Exercise directions:
Nothing outside the range from the line with "Generate a LaTeX" to the line with "(T) at (14,231)" belongs in the copy, and no pictures do either; repeat that range exactly.

Raw data:
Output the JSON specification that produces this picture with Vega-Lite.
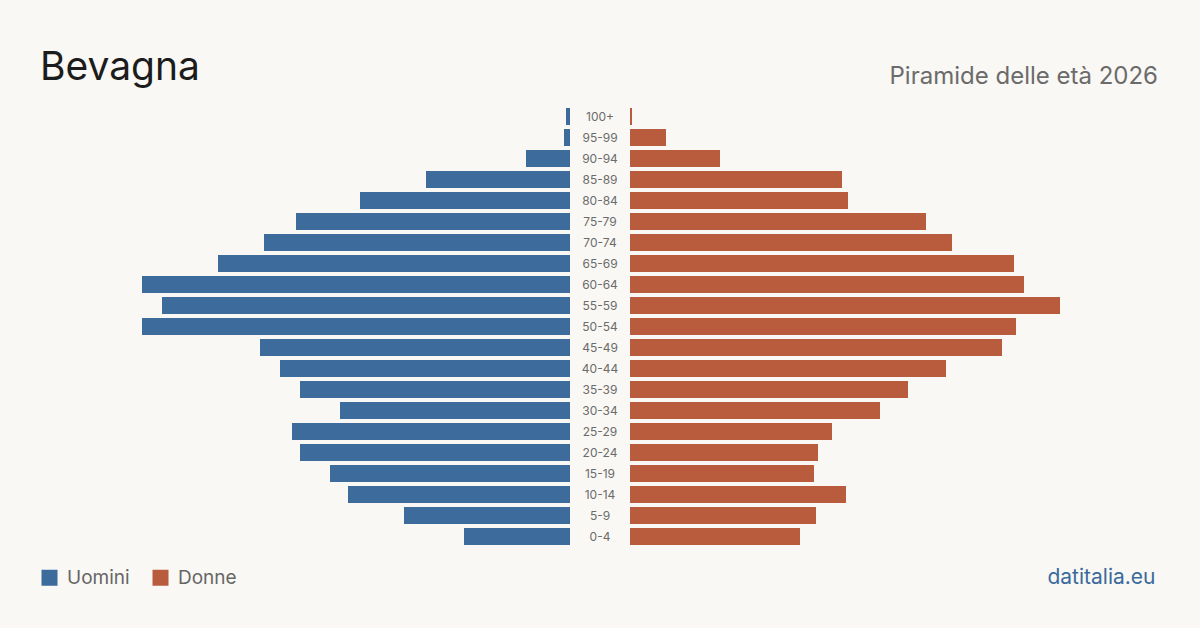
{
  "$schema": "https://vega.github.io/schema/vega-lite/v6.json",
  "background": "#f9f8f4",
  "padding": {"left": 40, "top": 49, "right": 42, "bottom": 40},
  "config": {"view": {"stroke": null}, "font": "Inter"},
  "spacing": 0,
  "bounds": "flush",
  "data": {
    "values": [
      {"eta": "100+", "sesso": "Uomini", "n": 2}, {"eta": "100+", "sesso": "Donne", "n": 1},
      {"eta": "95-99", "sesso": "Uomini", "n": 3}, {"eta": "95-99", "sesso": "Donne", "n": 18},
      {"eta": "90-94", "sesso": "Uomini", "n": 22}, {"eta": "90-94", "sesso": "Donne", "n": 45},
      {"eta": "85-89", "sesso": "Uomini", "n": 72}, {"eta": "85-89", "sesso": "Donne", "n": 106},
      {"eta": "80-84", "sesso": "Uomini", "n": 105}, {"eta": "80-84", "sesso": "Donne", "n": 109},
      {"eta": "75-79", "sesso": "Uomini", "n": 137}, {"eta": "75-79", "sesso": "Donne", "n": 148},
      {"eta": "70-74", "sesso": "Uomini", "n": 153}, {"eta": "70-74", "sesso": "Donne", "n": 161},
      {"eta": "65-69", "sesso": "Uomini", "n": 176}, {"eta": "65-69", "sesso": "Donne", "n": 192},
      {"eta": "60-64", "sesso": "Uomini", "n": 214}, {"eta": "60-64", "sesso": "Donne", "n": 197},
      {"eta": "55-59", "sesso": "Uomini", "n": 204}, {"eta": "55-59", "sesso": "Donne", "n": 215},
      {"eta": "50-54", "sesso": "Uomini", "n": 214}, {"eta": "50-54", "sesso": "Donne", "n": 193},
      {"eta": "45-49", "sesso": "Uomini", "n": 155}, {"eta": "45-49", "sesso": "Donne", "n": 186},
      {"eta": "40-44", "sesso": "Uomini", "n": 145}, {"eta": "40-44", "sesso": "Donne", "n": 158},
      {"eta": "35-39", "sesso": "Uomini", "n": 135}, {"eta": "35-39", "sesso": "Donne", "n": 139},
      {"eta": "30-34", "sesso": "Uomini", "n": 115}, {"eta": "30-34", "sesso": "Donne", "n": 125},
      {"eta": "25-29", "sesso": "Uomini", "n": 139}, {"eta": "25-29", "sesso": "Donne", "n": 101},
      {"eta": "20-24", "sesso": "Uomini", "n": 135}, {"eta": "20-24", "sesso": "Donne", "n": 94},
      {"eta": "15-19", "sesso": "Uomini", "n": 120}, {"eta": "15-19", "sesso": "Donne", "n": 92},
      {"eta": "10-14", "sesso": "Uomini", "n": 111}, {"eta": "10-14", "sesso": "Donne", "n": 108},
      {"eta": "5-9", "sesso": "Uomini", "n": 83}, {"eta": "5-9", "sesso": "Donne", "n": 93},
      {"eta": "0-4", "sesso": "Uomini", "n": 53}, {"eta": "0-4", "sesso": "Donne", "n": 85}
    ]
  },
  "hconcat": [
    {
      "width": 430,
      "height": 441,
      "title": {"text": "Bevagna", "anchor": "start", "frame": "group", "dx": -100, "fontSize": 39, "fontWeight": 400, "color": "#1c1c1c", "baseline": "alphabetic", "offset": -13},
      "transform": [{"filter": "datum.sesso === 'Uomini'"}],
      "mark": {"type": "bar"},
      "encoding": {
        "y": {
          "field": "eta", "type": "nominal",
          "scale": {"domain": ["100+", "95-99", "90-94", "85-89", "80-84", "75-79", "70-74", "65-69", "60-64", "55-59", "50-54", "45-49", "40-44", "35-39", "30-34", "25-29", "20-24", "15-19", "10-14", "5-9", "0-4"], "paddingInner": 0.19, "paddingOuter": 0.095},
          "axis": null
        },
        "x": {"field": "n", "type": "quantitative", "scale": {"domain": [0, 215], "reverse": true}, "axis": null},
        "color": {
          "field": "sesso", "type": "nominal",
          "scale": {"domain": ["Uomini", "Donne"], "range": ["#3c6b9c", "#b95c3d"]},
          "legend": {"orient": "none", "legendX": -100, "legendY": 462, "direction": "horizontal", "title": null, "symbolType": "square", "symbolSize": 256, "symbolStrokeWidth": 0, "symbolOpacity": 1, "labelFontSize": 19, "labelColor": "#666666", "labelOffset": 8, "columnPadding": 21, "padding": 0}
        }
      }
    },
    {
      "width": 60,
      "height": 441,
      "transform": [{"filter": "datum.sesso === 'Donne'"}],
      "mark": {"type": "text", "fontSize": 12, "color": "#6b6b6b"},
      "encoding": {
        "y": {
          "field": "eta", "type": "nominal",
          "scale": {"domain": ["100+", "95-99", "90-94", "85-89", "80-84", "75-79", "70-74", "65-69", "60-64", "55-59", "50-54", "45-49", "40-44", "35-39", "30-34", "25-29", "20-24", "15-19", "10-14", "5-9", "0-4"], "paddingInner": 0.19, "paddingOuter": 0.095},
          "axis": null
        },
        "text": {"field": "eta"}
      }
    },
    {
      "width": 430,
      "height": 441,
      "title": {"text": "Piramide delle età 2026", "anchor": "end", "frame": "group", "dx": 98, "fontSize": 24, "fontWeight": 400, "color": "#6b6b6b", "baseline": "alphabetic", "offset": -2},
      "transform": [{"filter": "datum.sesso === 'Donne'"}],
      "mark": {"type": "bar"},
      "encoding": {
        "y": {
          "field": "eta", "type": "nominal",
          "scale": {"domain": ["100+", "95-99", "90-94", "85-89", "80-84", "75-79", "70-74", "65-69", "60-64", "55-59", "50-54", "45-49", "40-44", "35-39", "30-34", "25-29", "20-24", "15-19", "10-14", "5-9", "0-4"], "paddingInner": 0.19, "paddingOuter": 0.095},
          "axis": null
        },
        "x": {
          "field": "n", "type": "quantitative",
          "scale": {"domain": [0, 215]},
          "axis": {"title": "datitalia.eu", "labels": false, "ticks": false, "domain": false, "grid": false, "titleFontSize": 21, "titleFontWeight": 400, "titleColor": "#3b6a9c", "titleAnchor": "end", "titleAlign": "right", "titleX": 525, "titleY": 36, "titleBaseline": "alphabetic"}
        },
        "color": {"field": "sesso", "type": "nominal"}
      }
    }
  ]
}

...

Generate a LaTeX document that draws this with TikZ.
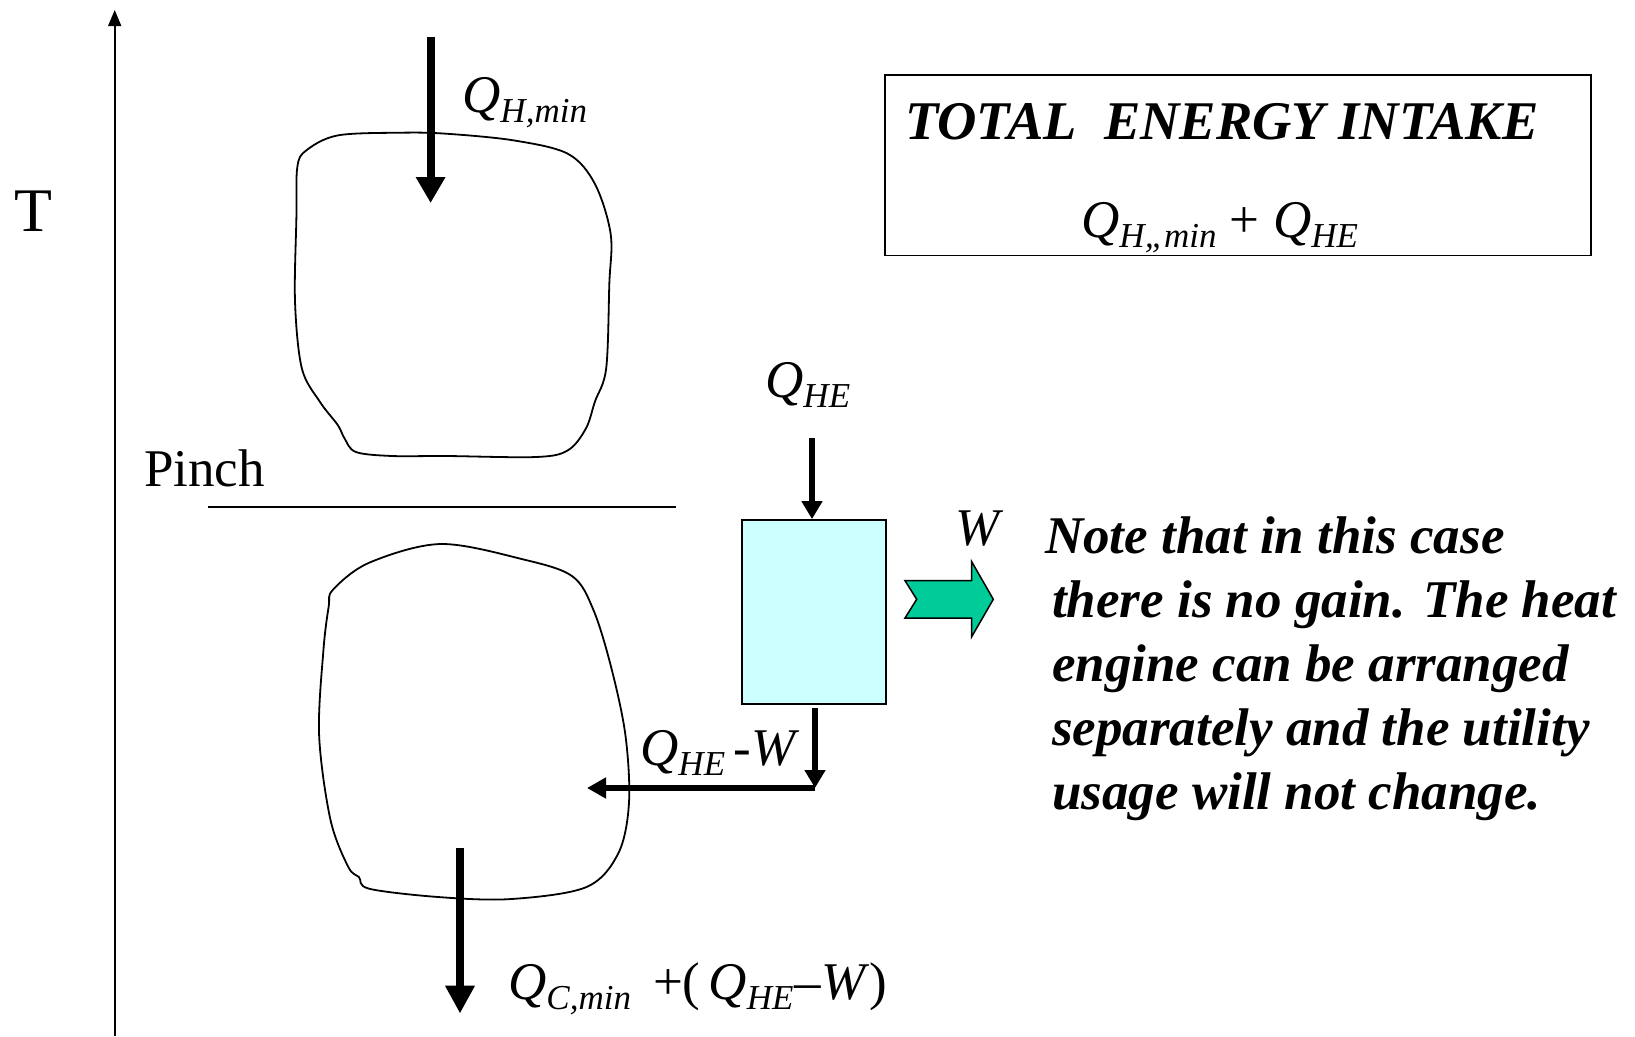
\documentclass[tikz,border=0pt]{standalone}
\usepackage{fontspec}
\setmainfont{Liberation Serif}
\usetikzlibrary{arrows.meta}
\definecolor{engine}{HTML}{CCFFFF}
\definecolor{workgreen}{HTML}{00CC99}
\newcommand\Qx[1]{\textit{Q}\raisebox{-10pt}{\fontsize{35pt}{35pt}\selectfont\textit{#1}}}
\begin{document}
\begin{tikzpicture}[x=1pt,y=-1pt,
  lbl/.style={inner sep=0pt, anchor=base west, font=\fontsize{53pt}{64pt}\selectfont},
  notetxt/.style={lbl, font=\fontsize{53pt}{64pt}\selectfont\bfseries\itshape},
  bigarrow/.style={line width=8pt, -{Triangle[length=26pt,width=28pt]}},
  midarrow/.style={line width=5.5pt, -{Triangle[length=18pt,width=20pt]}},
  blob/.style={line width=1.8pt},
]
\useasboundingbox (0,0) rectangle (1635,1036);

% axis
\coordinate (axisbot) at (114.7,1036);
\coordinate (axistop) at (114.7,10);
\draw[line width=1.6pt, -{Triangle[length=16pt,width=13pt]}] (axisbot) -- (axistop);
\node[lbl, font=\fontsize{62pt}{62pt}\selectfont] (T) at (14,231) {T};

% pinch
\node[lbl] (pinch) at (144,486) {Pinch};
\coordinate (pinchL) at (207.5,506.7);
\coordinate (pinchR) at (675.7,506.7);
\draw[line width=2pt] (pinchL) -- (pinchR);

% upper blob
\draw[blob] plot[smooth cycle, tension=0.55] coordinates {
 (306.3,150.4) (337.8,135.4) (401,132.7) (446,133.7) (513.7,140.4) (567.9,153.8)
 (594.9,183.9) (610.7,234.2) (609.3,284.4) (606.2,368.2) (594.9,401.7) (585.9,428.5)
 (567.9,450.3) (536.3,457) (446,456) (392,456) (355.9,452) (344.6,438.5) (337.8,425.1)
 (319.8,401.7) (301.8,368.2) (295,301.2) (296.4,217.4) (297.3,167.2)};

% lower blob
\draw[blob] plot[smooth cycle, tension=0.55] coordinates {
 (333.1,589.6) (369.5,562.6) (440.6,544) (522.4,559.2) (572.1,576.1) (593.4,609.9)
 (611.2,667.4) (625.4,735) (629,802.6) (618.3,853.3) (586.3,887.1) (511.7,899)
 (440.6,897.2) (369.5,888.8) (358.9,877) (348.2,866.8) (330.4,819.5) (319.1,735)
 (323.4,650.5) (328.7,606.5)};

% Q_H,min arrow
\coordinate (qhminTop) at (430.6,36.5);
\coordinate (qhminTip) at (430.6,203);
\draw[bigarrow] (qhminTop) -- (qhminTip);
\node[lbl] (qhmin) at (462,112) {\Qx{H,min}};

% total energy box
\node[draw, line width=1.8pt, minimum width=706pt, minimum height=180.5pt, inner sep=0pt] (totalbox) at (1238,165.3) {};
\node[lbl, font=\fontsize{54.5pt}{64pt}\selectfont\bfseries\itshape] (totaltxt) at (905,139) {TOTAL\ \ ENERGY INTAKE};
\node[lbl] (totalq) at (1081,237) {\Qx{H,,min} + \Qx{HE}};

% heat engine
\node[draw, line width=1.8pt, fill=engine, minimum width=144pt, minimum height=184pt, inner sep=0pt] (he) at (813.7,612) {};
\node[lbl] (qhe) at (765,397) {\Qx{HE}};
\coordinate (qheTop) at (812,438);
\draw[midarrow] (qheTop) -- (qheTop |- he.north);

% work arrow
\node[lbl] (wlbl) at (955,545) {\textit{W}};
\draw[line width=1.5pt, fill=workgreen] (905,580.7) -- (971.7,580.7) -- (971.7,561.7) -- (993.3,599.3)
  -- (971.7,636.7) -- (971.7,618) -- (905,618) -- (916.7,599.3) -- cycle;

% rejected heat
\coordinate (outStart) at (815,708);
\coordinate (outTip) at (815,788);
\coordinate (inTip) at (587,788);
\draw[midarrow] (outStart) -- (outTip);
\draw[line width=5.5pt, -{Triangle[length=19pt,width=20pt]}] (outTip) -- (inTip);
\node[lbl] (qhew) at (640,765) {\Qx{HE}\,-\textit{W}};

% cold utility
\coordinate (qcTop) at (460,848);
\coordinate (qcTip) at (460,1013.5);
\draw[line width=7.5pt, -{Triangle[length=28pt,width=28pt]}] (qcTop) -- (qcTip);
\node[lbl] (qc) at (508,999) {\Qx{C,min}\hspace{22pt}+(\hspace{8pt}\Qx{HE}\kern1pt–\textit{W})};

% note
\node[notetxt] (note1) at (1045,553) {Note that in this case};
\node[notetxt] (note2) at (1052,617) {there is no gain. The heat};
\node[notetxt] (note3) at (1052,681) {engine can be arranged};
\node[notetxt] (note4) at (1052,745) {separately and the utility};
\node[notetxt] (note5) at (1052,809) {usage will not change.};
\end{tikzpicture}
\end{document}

Final answer:
Generate a LaTeX document that draws this with TikZ.
\documentclass[tikz,border=0pt]{standalone}
\usepackage{fontspec}
\setmainfont{Liberation Serif}
\usetikzlibrary{arrows.meta}
\definecolor{engine}{HTML}{CCFFFF}
\definecolor{workgreen}{HTML}{00CC99}
\newcommand\Qx[1]{\textit{Q}\raisebox{-10pt}{\fontsize{35pt}{35pt}\selectfont\textit{#1}}}
\begin{document}
\begin{tikzpicture}[x=1pt,y=-1pt,
  lbl/.style={inner sep=0pt, anchor=base west, font=\fontsize{53pt}{64pt}\selectfont},
  notetxt/.style={lbl, font=\fontsize{53pt}{64pt}\selectfont\bfseries\itshape},
  bigarrow/.style={line width=8pt, -{Triangle[length=26pt,width=28pt]}},
  midarrow/.style={line width=5.5pt, -{Triangle[length=18pt,width=20pt]}},
  blob/.style={line width=1.8pt},
]
\useasboundingbox (0,0) rectangle (1635,1036);

% axis
\coordinate (axisbot) at (114.7,1036);
\coordinate (axistop) at (114.7,10);
\draw[line width=1.6pt, -{Triangle[length=16pt,width=13pt]}] (axisbot) -- (axistop);
\node[lbl, font=\fontsize{62pt}{62pt}\selectfont] (T) at (14,231) {T};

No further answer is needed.